What is needed:
Write out each line exactly as given. Leave the pictures out of your copy.

Stored records:
>> Start

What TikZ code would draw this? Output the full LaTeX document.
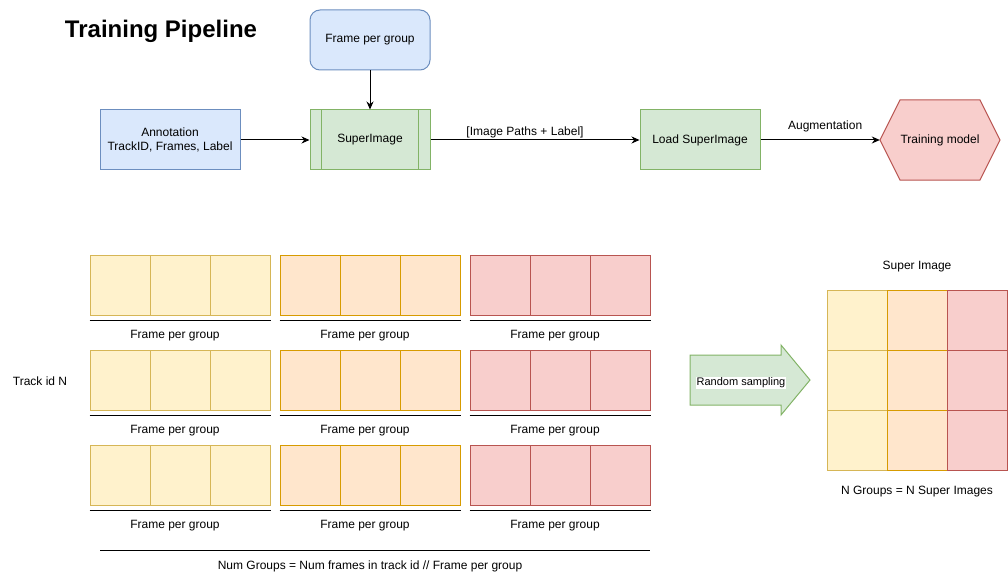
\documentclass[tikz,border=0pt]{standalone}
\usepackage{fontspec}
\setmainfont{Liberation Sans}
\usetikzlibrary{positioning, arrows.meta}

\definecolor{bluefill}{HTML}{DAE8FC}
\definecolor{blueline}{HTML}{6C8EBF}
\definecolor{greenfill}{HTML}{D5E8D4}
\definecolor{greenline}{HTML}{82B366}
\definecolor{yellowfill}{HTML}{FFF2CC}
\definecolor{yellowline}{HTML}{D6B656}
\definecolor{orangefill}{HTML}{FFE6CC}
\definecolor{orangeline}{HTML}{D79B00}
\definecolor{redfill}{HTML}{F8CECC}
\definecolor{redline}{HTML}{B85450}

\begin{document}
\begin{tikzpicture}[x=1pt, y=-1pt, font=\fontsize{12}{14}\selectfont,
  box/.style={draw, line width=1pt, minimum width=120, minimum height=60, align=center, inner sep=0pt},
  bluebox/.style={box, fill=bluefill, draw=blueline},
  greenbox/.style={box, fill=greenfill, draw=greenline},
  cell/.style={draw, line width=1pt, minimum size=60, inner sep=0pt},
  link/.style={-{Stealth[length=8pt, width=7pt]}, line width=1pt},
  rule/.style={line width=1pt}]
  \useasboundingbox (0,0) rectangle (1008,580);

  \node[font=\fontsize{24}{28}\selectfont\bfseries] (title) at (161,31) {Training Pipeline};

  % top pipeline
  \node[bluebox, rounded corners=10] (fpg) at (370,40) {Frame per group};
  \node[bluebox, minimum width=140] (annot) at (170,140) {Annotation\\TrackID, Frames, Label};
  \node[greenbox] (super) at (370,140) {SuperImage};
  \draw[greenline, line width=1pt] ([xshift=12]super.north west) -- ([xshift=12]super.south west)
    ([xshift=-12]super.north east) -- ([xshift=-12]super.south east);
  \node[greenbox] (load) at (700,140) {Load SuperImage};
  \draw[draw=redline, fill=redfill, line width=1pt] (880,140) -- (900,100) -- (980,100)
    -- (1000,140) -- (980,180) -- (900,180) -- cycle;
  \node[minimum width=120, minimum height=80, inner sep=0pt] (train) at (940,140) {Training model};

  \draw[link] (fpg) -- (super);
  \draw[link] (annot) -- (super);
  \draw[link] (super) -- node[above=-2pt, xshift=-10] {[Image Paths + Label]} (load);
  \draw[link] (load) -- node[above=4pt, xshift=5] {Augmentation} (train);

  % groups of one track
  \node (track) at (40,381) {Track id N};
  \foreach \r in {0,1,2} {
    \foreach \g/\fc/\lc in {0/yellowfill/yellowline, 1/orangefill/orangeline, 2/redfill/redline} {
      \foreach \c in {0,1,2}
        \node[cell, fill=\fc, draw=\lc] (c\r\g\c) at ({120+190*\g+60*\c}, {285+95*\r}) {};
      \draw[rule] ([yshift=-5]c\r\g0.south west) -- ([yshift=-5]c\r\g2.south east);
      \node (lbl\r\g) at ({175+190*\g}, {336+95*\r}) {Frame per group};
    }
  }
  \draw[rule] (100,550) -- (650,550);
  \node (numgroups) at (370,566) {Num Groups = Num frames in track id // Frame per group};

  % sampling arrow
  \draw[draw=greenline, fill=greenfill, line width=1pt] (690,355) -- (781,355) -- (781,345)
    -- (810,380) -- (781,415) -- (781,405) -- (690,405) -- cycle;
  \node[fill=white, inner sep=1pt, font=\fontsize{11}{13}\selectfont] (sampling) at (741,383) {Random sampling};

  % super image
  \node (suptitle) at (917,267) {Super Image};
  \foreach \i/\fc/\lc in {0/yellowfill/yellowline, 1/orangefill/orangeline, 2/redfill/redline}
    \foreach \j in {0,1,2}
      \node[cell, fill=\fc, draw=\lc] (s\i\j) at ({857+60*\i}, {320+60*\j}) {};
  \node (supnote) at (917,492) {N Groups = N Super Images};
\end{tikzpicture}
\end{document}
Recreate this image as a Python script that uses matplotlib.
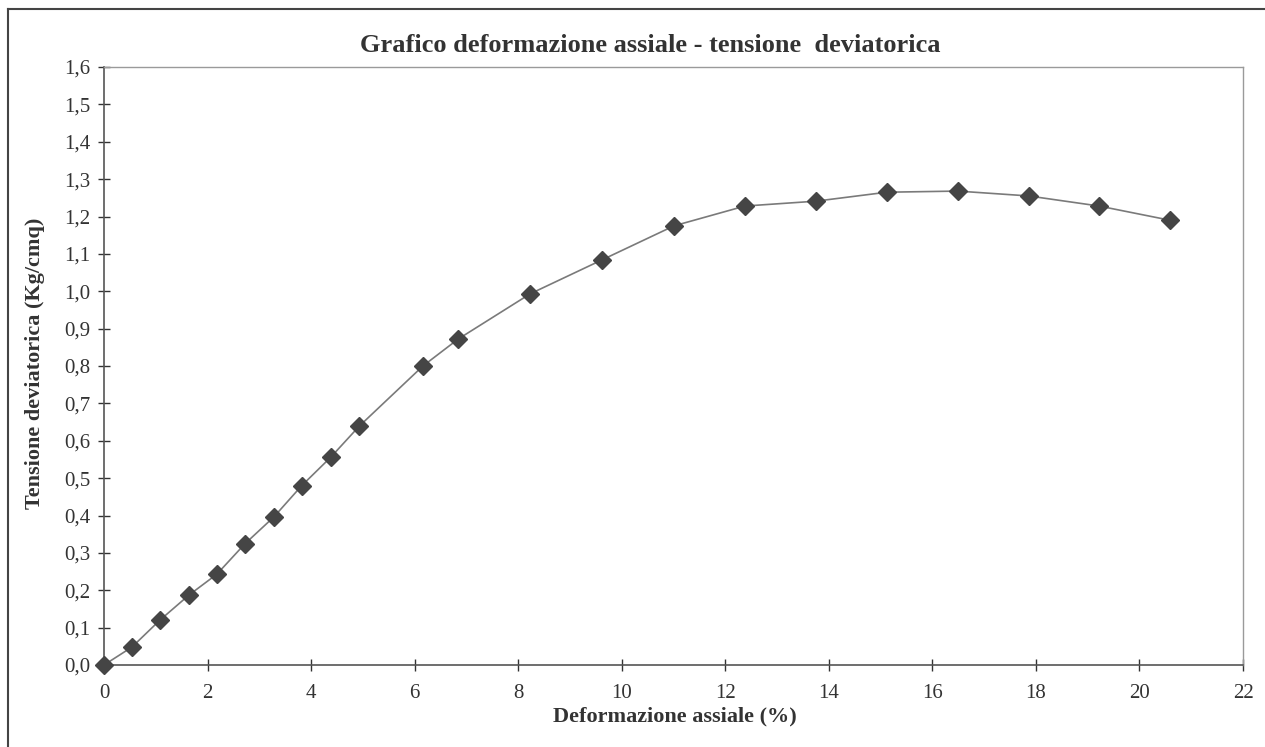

>> End

Answer to this exercise:
What TikZ code would draw this? Output the full LaTeX document.
\documentclass[tikz,border=0pt]{standalone}
\usepackage{fontspec}
\setmainfont{Liberation Sans}
\usetikzlibrary{positioning, arrows.meta}

\definecolor{bluefill}{HTML}{DAE8FC}
\definecolor{blueline}{HTML}{6C8EBF}
\definecolor{greenfill}{HTML}{D5E8D4}
\definecolor{greenline}{HTML}{82B366}
\definecolor{yellowfill}{HTML}{FFF2CC}
\definecolor{yellowline}{HTML}{D6B656}
\definecolor{orangefill}{HTML}{FFE6CC}
\definecolor{orangeline}{HTML}{D79B00}
\definecolor{redfill}{HTML}{F8CECC}
\definecolor{redline}{HTML}{B85450}

\begin{document}
\begin{tikzpicture}[x=1pt, y=-1pt, font=\fontsize{12}{14}\selectfont,
  box/.style={draw, line width=1pt, minimum width=120, minimum height=60, align=center, inner sep=0pt},
  bluebox/.style={box, fill=bluefill, draw=blueline},
  greenbox/.style={box, fill=greenfill, draw=greenline},
  cell/.style={draw, line width=1pt, minimum size=60, inner sep=0pt},
  link/.style={-{Stealth[length=8pt, width=7pt]}, line width=1pt},
  rule/.style={line width=1pt}]
  \useasboundingbox (0,0) rectangle (1008,580);

  \node[font=\fontsize{24}{28}\selectfont\bfseries] (title) at (161,31) {Training Pipeline};

  % top pipeline
  \node[bluebox, rounded corners=10] (fpg) at (370,40) {Frame per group};
  \node[bluebox, minimum width=140] (annot) at (170,140) {Annotation\\TrackID, Frames, Label};
  \node[greenbox] (super) at (370,140) {SuperImage};
  \draw[greenline, line width=1pt] ([xshift=12]super.north west) -- ([xshift=12]super.south west)
    ([xshift=-12]super.north east) -- ([xshift=-12]super.south east);
  \node[greenbox] (load) at (700,140) {Load SuperImage};
  \draw[draw=redline, fill=redfill, line width=1pt] (880,140) -- (900,100) -- (980,100)
    -- (1000,140) -- (980,180) -- (900,180) -- cycle;
  \node[minimum width=120, minimum height=80, inner sep=0pt] (train) at (940,140) {Training model};

  \draw[link] (fpg) -- (super);
  \draw[link] (annot) -- (super);
  \draw[link] (super) -- node[above=-2pt, xshift=-10] {[Image Paths + Label]} (load);
  \draw[link] (load) -- node[above=4pt, xshift=5] {Augmentation} (train);

  % groups of one track
  \node (track) at (40,381) {Track id N};
  \foreach \r in {0,1,2} {
    \foreach \g/\fc/\lc in {0/yellowfill/yellowline, 1/orangefill/orangeline, 2/redfill/redline} {
      \foreach \c in {0,1,2}
        \node[cell, fill=\fc, draw=\lc] (c\r\g\c) at ({120+190*\g+60*\c}, {285+95*\r}) {};
      \draw[rule] ([yshift=-5]c\r\g0.south west) -- ([yshift=-5]c\r\g2.south east);
      \node (lbl\r\g) at ({175+190*\g}, {336+95*\r}) {Frame per group};
    }
  }
  \draw[rule] (100,550) -- (650,550);
  \node (numgroups) at (370,566) {Num Groups = Num frames in track id // Frame per group};

  % sampling arrow
  \draw[draw=greenline, fill=greenfill, line width=1pt] (690,355) -- (781,355) -- (781,345)
    -- (810,380) -- (781,415) -- (781,405) -- (690,405) -- cycle;
  \node[fill=white, inner sep=1pt, font=\fontsize{11}{13}\selectfont] (sampling) at (741,383) {Random sampling};

  % super image
  \node (suptitle) at (917,267) {Super Image};
  \foreach \i/\fc/\lc in {0/yellowfill/yellowline, 1/orangefill/orangeline, 2/redfill/redline}
    \foreach \j in {0,1,2}
      \node[cell, fill=\fc, draw=\lc] (s\i\j) at ({857+60*\i}, {320+60*\j}) {};
  \node (supnote) at (917,492) {N Groups = N Super Images};
\end{tikzpicture}
\end{document}
Recreate this image as a Python script that uses matplotlib.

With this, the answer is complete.